Hungarian-French mathematician

András Sebő (born 24 April 1954) is a Hungarian-French mathematician working in the areas of combinatorial optimization and discrete mathematics. Sebő is a French National Centre for Scientific Research (CNRS) Director of Research and the former head of the Combinatorial Optimization. group in Laboratory G-SCOP, affiliated with the University of Grenoble and the CNRS.

==Biography==
Sebő received his Ph.D. in 1984 from Faculty of Sciences of the Eötvös Loránd University and he obtained the Candidate's Degree from the Hungarian Academy of Sciences in 1989, advised by András Frank.
From 1979 through 1988, Sebő was a Research Assistant and Research Fellow at The Computer and Automation Research Institute, Hungarian Academy of Sciences in Budapest.
He moved to the University of Grenoble in 1988, where he advanced to his current position of CNRS Director of Research.
He has held visiting positions at leading mathematical centers, including the Research Institute for Discrete Mathematics in Bonn, Germany (1988-89 as an Alexander von Humboldt Foundation Fellow and 1992-93 as the John von Neumann Professor), DIMACS (1989), University of Waterloo Faculty of Mathematics (multiple years), and the Hausdorff Center for Mathematics (2015).
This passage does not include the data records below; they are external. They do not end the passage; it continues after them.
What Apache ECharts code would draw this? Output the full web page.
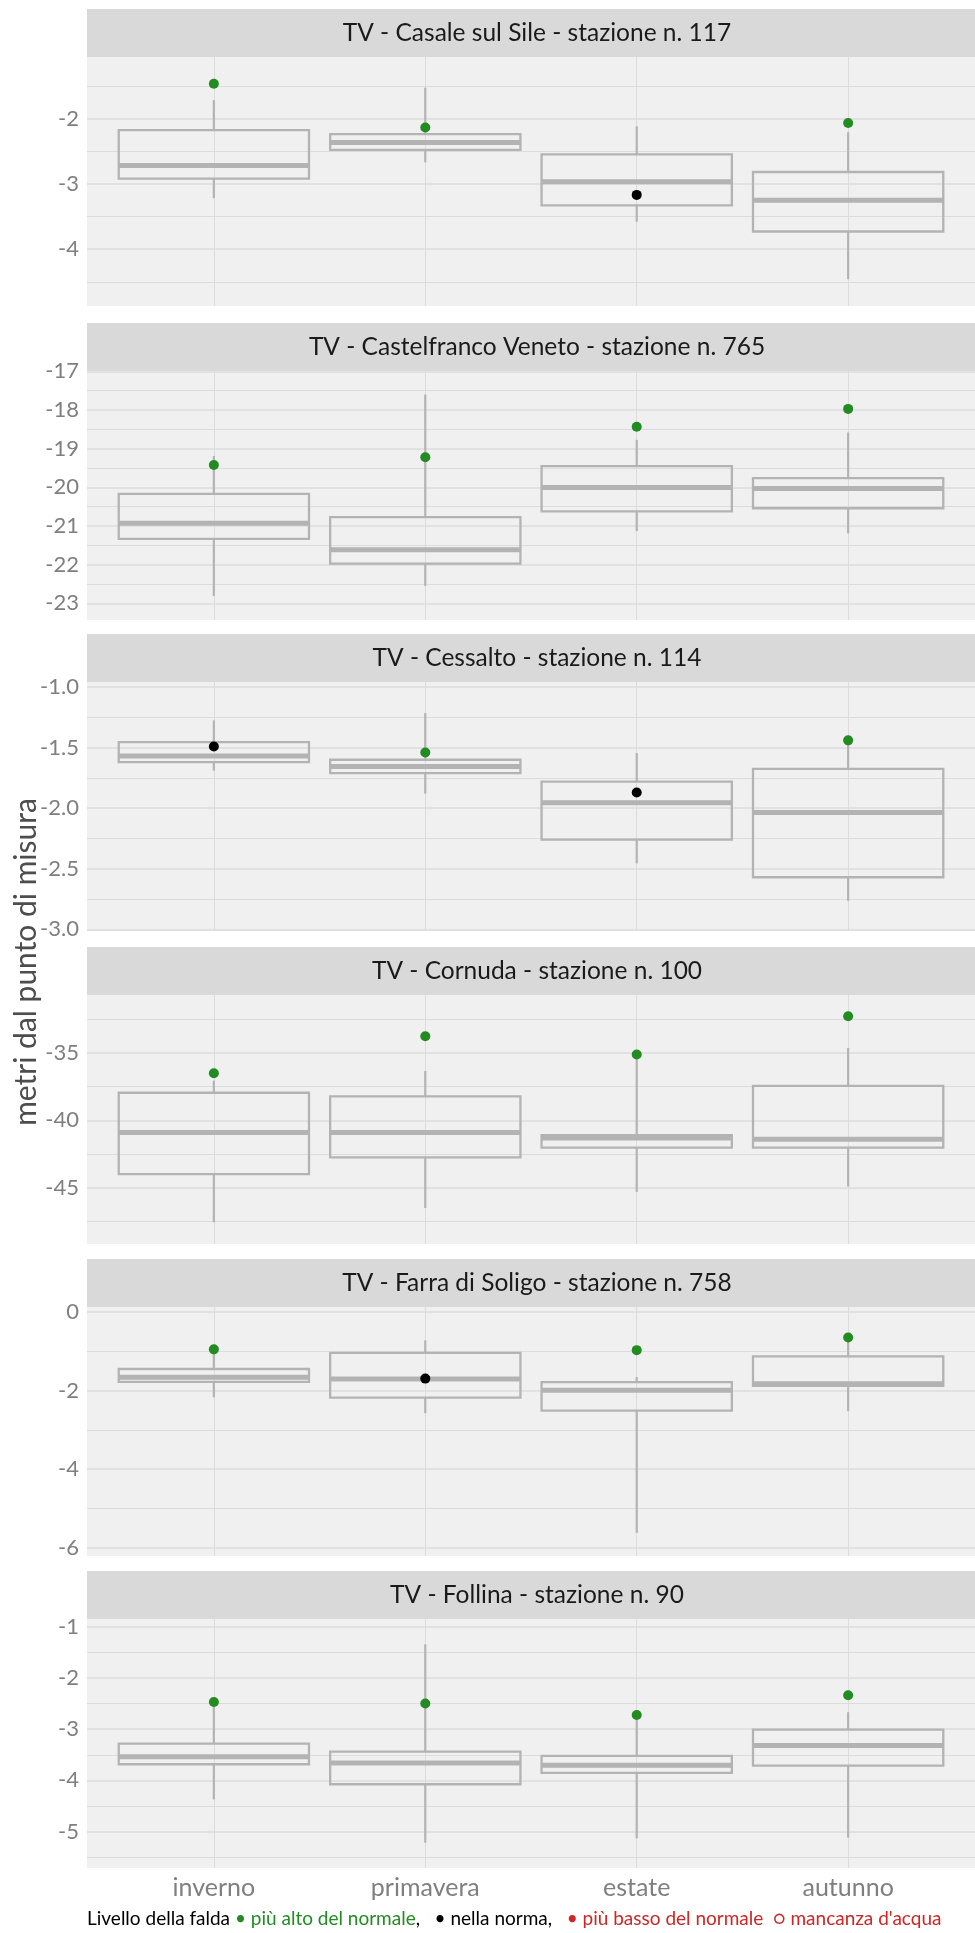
<!DOCTYPE html>
<html>
<head>
<meta charset="utf-8">
<script src="https://cdn.jsdelivr.net/npm/echarts@6/dist/echarts.min.js"></script>
<style>
html, body { margin: 0; padding: 0; background: #ffffff; }
#chart { width: 975px; height: 1933px; }
</style>
</head>
<body>
<div id="chart"></div>
<script>
// ---------------- data ----------------
const seasons = ['inverno', 'primavera', 'estate', 'autunno'];

const stationNames = [
  'TV - Casale sul Sile - stazione n. 117',
  'TV - Castelfranco Veneto - stazione n. 765',
  'TV - Cessalto - stazione n. 114',
  'TV - Cornuda - stazione n. 100',
  'TV - Farra di Soligo - stazione n. 758',
  'TV - Follina - stazione n. 90'
];

// box statistics per season: [lower whisker, Q1, median, Q3, upper whisker]
const casaleBox = [
  [-3.22, -2.92, -2.72, -2.18, -1.72],
  [-2.67, -2.48, -2.37, -2.24, -1.53],
  [-3.58, -3.33, -2.97, -2.55, -2.12],
  [-4.46, -3.73, -3.25, -2.82, -2.21]
];
const casalePoint = [-1.47, -2.14, -3.17, -2.07];
const casaleStatus = ['alto', 'alto', 'norma', 'alto'];

const castelfrancoBox = [
  [-22.81, -21.33, -20.93, -20.17, -19.19],
  [-22.55, -21.97, -21.61, -20.77, -17.60],
  [-21.13, -20.62, -20.00, -19.45, -18.77],
  [-21.19, -20.54, -20.03, -19.76, -18.58]
];
const castelfrancoPoint = [-19.42, -19.22, -18.43, -17.97];
const castelfrancoStatus = ['alto', 'alto', 'alto', 'alto'];

const cessaltoBox = [
  [-1.69, -1.62, -1.57, -1.455, -1.275],
  [-1.88, -1.71, -1.655, -1.60, -1.215],
  [-2.455, -2.26, -1.955, -1.78, -1.545],
  [-2.765, -2.57, -2.035, -1.675, -1.47]
];
const cessaltoPoint = [-1.49, -1.54, -1.87, -1.44];
const cessaltoStatus = ['norma', 'alto', 'norma', 'alto'];

const cornudaBox = [
  [-47.55, -43.98, -40.90, -37.95, -37.05],
  [-46.50, -42.75, -40.90, -38.22, -36.34],
  [-45.30, -42.02, -41.30, -41.09, -35.45],
  [-44.90, -42.02, -41.40, -37.44, -34.63]
];
const cornudaPoint = [-36.50, -33.76, -35.12, -32.27];
const cornudaStatus = ['alto', 'alto', 'alto', 'alto'];

const farraBox = [
  [-2.17, -1.78, -1.66, -1.45, -0.90],
  [-2.575, -2.18, -1.705, -1.04, -0.72],
  [-5.62, -2.51, -1.99, -1.785, -1.655],
  [-2.525, -1.88, -1.825, -1.13, -0.75]
];
const farraPoint = [-0.95, -1.695, -0.97, -0.65];
const farraStatus = ['alto', 'norma', 'alto', 'alto'];

const follinaBox = [
  [-4.37, -3.685, -3.537, -3.283, -2.56],
  [-5.215, -4.075, -3.66, -3.44, -1.344],
  [-5.13, -3.855, -3.705, -3.523, -2.79],
  [-5.117, -3.71, -3.32, -3.01, -2.67]
];
const follinaPoint = [-2.47, -2.50, -2.723, -2.34];
const follinaStatus = ['alto', 'alto', 'alto', 'alto'];

// y axis ranges and tick steps per panel
const yRanges = [[-4.87, -1.06], [-23.43, -16.99], [-3.014, -0.958], [-49.17, -30.70], [-6.21, 0.128], [-5.71, -0.85]];
const yTickSteps = [1, 1, 0.5, 5, 2, 1];

const legendLabel = 'Livello della falda';
const legendItems = ['più alto del normale', 'nella norma', 'più basso del normale', 'mancanza d\'acqua'];
const yTitle = 'metri dal punto di misura';

// ---------------- layout / styles ----------------
const boxes = [casaleBox, castelfrancoBox, cessaltoBox, cornudaBox, farraBox, follinaBox];
const points = [casalePoint, castelfrancoPoint, cessaltoPoint, cornudaPoint, farraPoint, follinaPoint];
const statuses = [casaleStatus, castelfrancoStatus, cessaltoStatus, cornudaStatus, farraStatus, follinaStatus];

const PLOT_TOPS = [57, 371, 682, 995, 1307, 1619];
const PLOT_H = 249;
const STRIP_H = 48;
const LEFT = 87;
const PANEL_W = 900;
const FONT = 'Lato, "Noto Sans", sans-serif';
const BOX_COLOR = '#b3b3b3';
const GRID_COLOR = '#dcdcdc';
const STATUS_COLOR = { alto: '#228B22', norma: '#000000', basso: '#CD2626' };

function renderBox(params, api) {
  const x = api.value(0);
  const pLo = api.coord([x, api.value(1)]);
  const pQ1 = api.coord([x, api.value(2)]);
  const pMed = api.coord([x, api.value(3)]);
  const pQ3 = api.coord([x, api.value(4)]);
  const pHi = api.coord([x, api.value(5)]);
  const unit = api.size([1, 0])[0];
  const half = unit * 0.45;
  const cx = pMed[0];
  const wStyle = { stroke: BOX_COLOR, lineWidth: 2.2, fill: null };
  return {
    type: 'group',
    children: [
      { type: 'line', shape: { x1: cx, y1: pHi[1], x2: cx, y2: pQ3[1] }, style: wStyle },
      { type: 'line', shape: { x1: cx, y1: pQ1[1], x2: cx, y2: pLo[1] }, style: wStyle },
      { type: 'rect', shape: { x: cx - half, y: pQ3[1], width: 2 * half, height: pQ1[1] - pQ3[1] },
        style: { stroke: BOX_COLOR, lineWidth: 2.3, fill: 'rgba(0,0,0,0)' } },
      { type: 'line', shape: { x1: cx - half, y1: pMed[1], x2: cx + half, y2: pMed[1] },
        style: { stroke: BOX_COLOR, lineWidth: 5 } }
    ]
  };
}

const grids = [], xAxes = [], yAxes = [], series = [], graphics = [];

stationNames.forEach(function (name, i) {
  const top = PLOT_TOPS[i];
  grids.push({ left: LEFT, top: top, width: PANEL_W, height: PLOT_H, show: true,
    backgroundColor: '#f0f0f0', borderWidth: 0 });

  xAxes.push({
    gridIndex: i, type: 'value', min: -0.6, max: 3.6, minInterval: 1, maxInterval: 1,
    axisLine: { show: false }, axisTick: { show: false },
    axisLabel: {
      show: i === stationNames.length - 1, showMinLabel: false, showMaxLabel: false,
      color: '#7f7f7f', fontSize: 25, fontFamily: FONT, margin: 7,
      formatter: function (v) { return Number.isInteger(v) && seasons[v] ? seasons[v] : ''; }
    },
    splitLine: { show: true, showMinLine: false, showMaxLine: false, lineStyle: { color: GRID_COLOR, width: 1 } }
  });

  const step = yTickSteps[i];
  yAxes.push({
    gridIndex: i, type: 'value', min: yRanges[i][0], max: yRanges[i][1],
    minInterval: step, maxInterval: step,
    axisLine: { show: false }, axisTick: { show: false },
    axisLabel: {
      showMinLabel: false, showMaxLabel: false,
      color: '#7f7f7f', fontSize: 22, fontFamily: FONT, margin: 8,
      formatter: function (v) {
        const r = Math.round(v / step);
        if (Math.abs(v / step - r) > 1e-6) return '';
        return step < 1 ? v.toFixed(1) : String(Math.round(v));
      }
    },
    splitLine: { show: true, showMinLine: false, showMaxLine: false, lineStyle: { color: GRID_COLOR, width: 1.5 } },
    minorTick: { show: false, splitNumber: 2 },
    minorSplitLine: { show: true, lineStyle: { color: GRID_COLOR, width: 1 } }
  });

  series.push({
    type: 'custom', xAxisIndex: i, yAxisIndex: i, renderItem: renderBox, z: 2,
    encode: { x: 0, y: [1, 2, 3, 4, 5] },
    data: boxes[i].map(function (b, k) { return [k].concat(b); })
  });

  series.push({
    type: 'scatter', xAxisIndex: i, yAxisIndex: i, symbolSize: 10, z: 3,
    data: points[i].map(function (v, k) {
      return { value: [k, v], itemStyle: { color: STATUS_COLOR[statuses[i][k]], opacity: 1 } };
    })
  });

  // strip header
  graphics.push({ type: 'rect', shape: { x: LEFT, y: top - STRIP_H, width: PANEL_W, height: STRIP_H },
    style: { fill: '#d9d9d9' }, silent: true });
  graphics.push({ type: 'text', x: LEFT + PANEL_W / 2, y: top - STRIP_H / 2,
    style: { text: name, font: '24.5px ' + FONT, fill: '#1a1a1a', textAlign: 'center', textVerticalAlign: 'middle' } });
});

// y axis title
graphics.push({ type: 'text', x: 26, y: 962, rotation: Math.PI / 2,
  style: { text: yTitle, font: '30px ' + FONT, fill: '#4d4d4d', textAlign: 'center', textVerticalAlign: 'middle' } });

// legend caption
graphics.push({ type: 'text', x: 87, y: 1919,
  style: {
    text: '{b|' + legendLabel + ' }{g|• ' + legendItems[0] + '}{b|,   • ' + legendItems[1] + ',   }{r|• ' + legendItems[2] + '  ○ ' + legendItems[3] + '}',
    textAlign: 'left', textVerticalAlign: 'middle',
    rich: {
      b: { fill: '#000000', fontSize: 19, fontFamily: FONT },
      g: { fill: '#228B22', fontSize: 19, fontFamily: FONT },
      r: { fill: '#CD2626', fontSize: 19, fontFamily: FONT }
    }
  } });

const chart = echarts.init(document.getElementById('chart'), null, { renderer: 'canvas' });
chart.setOption({
  animation: false,
  backgroundColor: '#ffffff',
  grid: grids,
  xAxis: xAxes,
  yAxis: yAxes,
  series: series,
  graphic: { elements: graphics }
});
</script>
</body>
</html>
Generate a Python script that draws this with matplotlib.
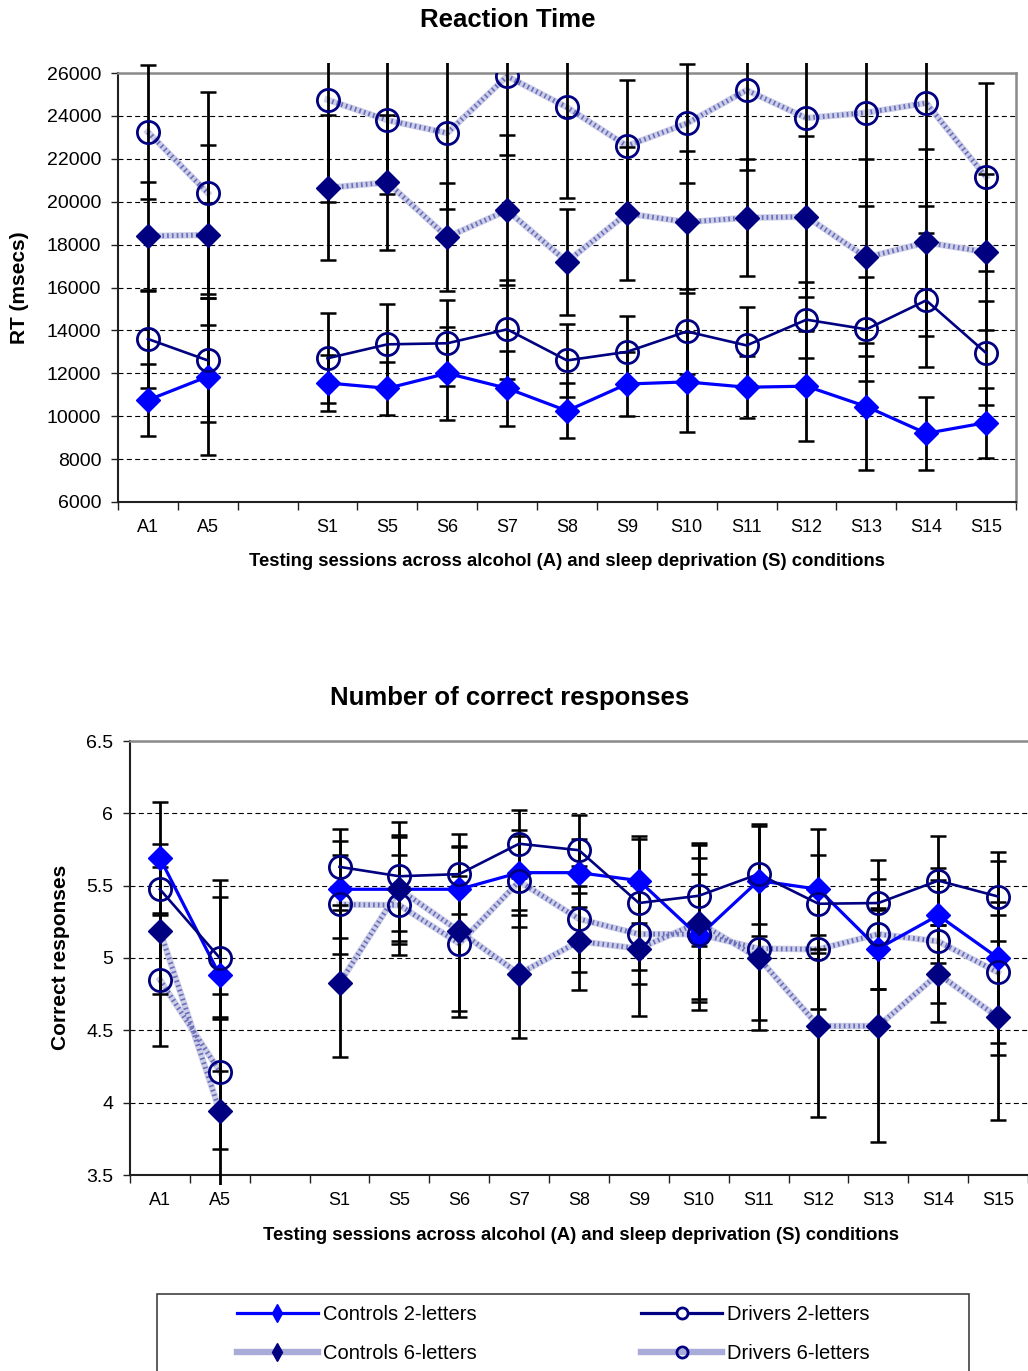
import numpy as np
import matplotlib
matplotlib.use("Agg")
import matplotlib.pyplot as plt
from matplotlib.lines import Line2D
from matplotlib.patches import Rectangle
from matplotlib.ticker import FixedLocator, FormatStrFormatter

plt.rcParams['font.family'] = ['Liberation Sans', 'DejaVu Sans']

# ---------------- data ----------------
categories = ['A1', 'A5', '', 'S1', 'S5', 'S6', 'S7', 'S8', 'S9', 'S10',
              'S11', 'S12', 'S13', 'S14', 'S15']

series_names = ['Controls 2-letters', 'Drivers 2-letters',
                'Controls 6-letters', 'Drivers 6-letters']

# Reaction time (msecs)
rt_ctrl2 = [10750, 11850, None, 11550, 11300, 12000, 11300, 10250, 11500, 11600, 11350, 11400, 10450, 9200, 9700]
rt_ctrl2_err = [1690, 3660, None, 1300, 1250, 2180, 1740, 1280, 1490, 2320, 1450, 2560, 2960, 1710, 1630]
rt_drv2 = [13600, 12600, None, 12700, 13350, 13400, 14050, 12600, 13000, 13950, 13300, 14500, 14050, 15400, 12950]
rt_drv2_err = [2290, 2890, None, 2090, 1880, 2010, 2300, 1700, 1670, 1960, 1770, 1770, 2420, 3120, 2430]
rt_ctrl6 = [18400, 18450, None, 20650, 20900, 18350, 19600, 17200, 19450, 19050, 19250, 19300, 17400, 18100, 17650]
rt_ctrl6_err = [2540, 4190, None, 3380, 3160, 2500, 3500, 2480, 3100, 3310, 2720, 3760, 4600, 4380, 3630]
rt_drv6 = [23250, 20400, None, 24750, 23800, 23200, 25850, 24400, 22600, 23650, 25200, 23900, 24150, 24600, 21150]
rt_drv6_err = [3130, 4720, None, 4760, 3460, 3520, 3650, 4220, 3070, 2790, 3700, 4600, 4340, 4790, 4400]

# Number of correct responses
cr_ctrl2 = [5.69, 4.88, None, 5.475, 5.475, 5.475, 5.59, 5.59, 5.535, 5.15, 5.535, 5.475, 5.065, 5.295, 5.0]
cr_ctrl2_err = [0.39, 0.66, None, 0.335, 0.375, 0.29, 0.295, 0.235, 0.29, 0.43, 0.38, 0.415, 0.28, 0.33, 0.67]
cr_drv2 = [5.475, 5.0, None, 5.63, 5.565, 5.58, 5.79, 5.745, 5.38, 5.43, 5.58, 5.375, 5.38, 5.535, 5.425]
cr_drv2_err = [0.31, 0.425, None, 0.265, 0.375, 0.275, 0.235, 0.245, 0.46, 0.35, 0.345, 0.34, 0.30, 0.305, 0.305]
cr_ctrl6 = [5.19, 3.94, None, 4.825, 5.475, 5.185, 4.89, 5.115, 5.065, 5.245, 5.0, 4.53, 4.53, 4.89, 4.59]
cr_ctrl6_err = [0.44, 0.655, None, 0.51, 0.36, 0.59, 0.445, 0.335, 0.465, 0.55, 0.495, 0.63, 0.805, 0.335, 0.71]
cr_drv6 = [4.85, 4.215, None, 5.37, 5.365, 5.10, 5.53, 5.27, 5.165, 5.165, 5.065, 5.06, 5.165, 5.115, 4.90]
cr_drv6_err = [0.46, 0.535, None, 0.34, 0.345, 0.465, 0.315, 0.365, 0.345, 0.525, 0.495, 0.415, 0.38, 0.425, 0.49]

rt_yticks = [6000, 8000, 10000, 12000, 14000, 16000, 18000, 20000, 22000, 24000, 26000]
cr_yticks = [3.5, 4, 4.5, 5, 5.5, 6, 6.5]

# ---------------- styles ----------------
BLUE = '#0000FF'
NAVY = '#000080'
HATCH_BG = '#CDCFE8'
HATCH_FG = '#6A6EB8'

styles = [
    dict(color=BLUE, lw=2.3, hatch=False, marker='D', mfc=BLUE, mec=BLUE, ms=12, mew=1),
    dict(color=NAVY, lw=1.9, hatch=False, marker='o', mfc='none', mec=NAVY, ms=16, mew=2.0),
    dict(color=HATCH_BG, lw=4.6, hatch=True, marker='D', mfc=NAVY, mec=NAVY, ms=12, mew=1),
    dict(color=HATCH_BG, lw=4.6, hatch=True, marker='o', mfc='none', mec=NAVY, ms=16, mew=2.0),
]

W, H = 1028, 1371
fig = plt.figure(figsize=(W / 100, H / 100), dpi=100)

ax1 = fig.add_axes([118 / W, 1 - 502 / H, 898 / W, 429 / H])
ax2 = fig.add_axes([130 / W, 1 - 1175 / H, 898 / W, 434 / H])

x = np.arange(len(categories))


def draw(ax, means, errs, yticks, fmt):
    clip = Rectangle((0, -0.024), 1, 1.048, transform=ax.transAxes)
    for (m, e), st in zip(zip(means, errs), styles):
        m = np.array(m, dtype=float)
        e = np.array(e, dtype=float)
        cont = ax.errorbar(x, m, yerr=e, fmt='none', ecolor='black',
                           elinewidth=2.0, capsize=5.5, capthick=1.8, zorder=2.6)
        for cl in cont[1]:
            cl.set_clip_path(clip)
        for bl in cont[2]:
            bl.set_clip_path(clip)
        if st['hatch']:
            ax.plot(x, m, color=st['color'], lw=st['lw'], zorder=2.3,
                    solid_joinstyle='round')
            ax.plot(x, m, color=HATCH_FG, lw=st['lw'] * 0.75, zorder=2.4,
                    linestyle=(0, (0.35, 0.65)), dash_capstyle='butt')
        else:
            ax.plot(x, m, color=st['color'], lw=st['lw'], zorder=3,
                    solid_joinstyle='round')
        ax.plot(x, m, ls='none', marker=st['marker'], mfc=st['mfc'],
                mec=st['mec'], ms=st['ms'], mew=st['mew'], zorder=4)

    ax.set_xlim(-0.5, len(categories) - 0.5)
    ax.set_ylim(yticks[0], yticks[-1])
    ax.xaxis.set_major_locator(FixedLocator(np.arange(-0.5, len(categories) + 0.5, 1)))
    ax.xaxis.set_major_formatter(plt.NullFormatter())
    ax.xaxis.set_minor_locator(FixedLocator(x))
    ax.set_xticklabels(categories, minor=True)
    ax.tick_params(axis='x', which='major', direction='out', length=6, width=1, color='#202020')
    ax.tick_params(axis='x', which='minor', length=0, pad=12, labelsize=13)
    ax.set_yticks(yticks)
    ax.yaxis.set_major_formatter(FormatStrFormatter(fmt))
    ax.tick_params(axis='y', direction='out', length=5, width=1, color='#202020',
                   pad=7, labelsize=14)
    ax.yaxis.grid(True, linestyle=(0, (4.5, 3.0)), color='black', lw=0.8)
    ax.set_axisbelow(True)
    for s in ['left', 'bottom']:
        ax.spines[s].set_color('#202020')
        ax.spines[s].set_linewidth(1.5)
    ax.spines['top'].set_color('#8a8a8a')
    ax.spines['top'].set_linewidth(1.8)
    ax.spines['right'].set_color('#8a8a8a')
    ax.spines['right'].set_linewidth(1.8)


draw(ax1, [rt_ctrl2, rt_drv2, rt_ctrl6, rt_drv6],
     [rt_ctrl2_err, rt_drv2_err, rt_ctrl6_err, rt_drv6_err], rt_yticks, '%d')
draw(ax2, [cr_ctrl2, cr_drv2, cr_ctrl6, cr_drv6],
     [cr_ctrl2_err, cr_drv2_err, cr_ctrl6_err, cr_drv6_err], cr_yticks, '%g')
ax2.spines['right'].set_visible(False)

xlab = 'Testing sessions across alcohol (A) and sleep deprivation (S) conditions'
ax1.set_xlabel(xlab, fontsize=13.3, fontweight='bold', va='center')
ax1.xaxis.set_label_coords((567 - 118) / 898, (502 - 562) / 429)
ax2.set_xlabel(xlab, fontsize=13.3, fontweight='bold', va='center')
ax2.xaxis.set_label_coords((581 - 130) / 898, (1175 - 1235) / 434)

ax1.set_ylabel('RT (msecs)', fontsize=15, fontweight='bold', va='center')
ax1.yaxis.set_label_coords((20 - 118) / 898, (502 - 288) / 429)
ax2.set_ylabel('Correct responses', fontsize=15, fontweight='bold', va='center')
ax2.yaxis.set_label_coords((60 - 130) / 898, (1175 - 957) / 434)

fig.text(508 / W, 1 - 20 / H, 'Reaction Time', fontsize=18.5, fontweight='bold',
         ha='center', va='center')
fig.text(510 / W, 1 - 698 / H, 'Number of correct responses', fontsize=18.5,
         fontweight='bold', ha='center', va='center')

# legend
handles = []
leg_styles = [
    dict(color=BLUE, lw=2.3, marker='d', mfc=BLUE, mec=BLUE, ms=9, mew=1),
    dict(color=NAVY, lw=2.3, marker='o', mfc='white', mec=NAVY, ms=8, mew=2),
    dict(color='#A9ACD8', lw=4.6, marker='d', mfc=NAVY, mec=NAVY, ms=9, mew=1),
    dict(color='#A9ACD8', lw=4.6, marker='o', mfc='none', mec=NAVY, ms=8, mew=2),
]
for name, st in zip(series_names, leg_styles):
    handles.append(Line2D([], [], label=name, **st))
order = [0, 2, 1, 3]
leg = fig.legend([handles[i] for i in order], [series_names[i] for i in order],
                 ncol=2, loc='center left',
                 bbox_to_anchor=(237 / W, 1 - 1334 / H),
                 frameon=False, fontsize=14.5, handlelength=4.0,
                 handletextpad=0.25, columnspacing=8.2, labelspacing=0.95,
                 borderpad=0, borderaxespad=0)
fig.add_artist(Rectangle((157 / W, 1 - 1420 / H), (969 - 157) / W, (1420 - 1294) / H,
                         transform=fig.transFigure, fill=False, ec='#303030', lw=1.1))

fig.savefig('out.png', dpi=100)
He is also one of seven honorary members of the Egerváry Research Group on Combinatorial Optimization.

==Research work==
In 2012, Sebő and Jens Vygen developed a 7/5-approximation algorithm for the graph version of the traveling salesman problem; currently the best-known approximation, improving on the widely cited 1.5-epsilon result of Gharan, Saberi, and Singh. In 2013, Sebő found also an 8/5-approximation algorithm for the path version of the TSP. A scientific conference in honor of Sebő was held April 24–25, 2014 in Grenoble, France.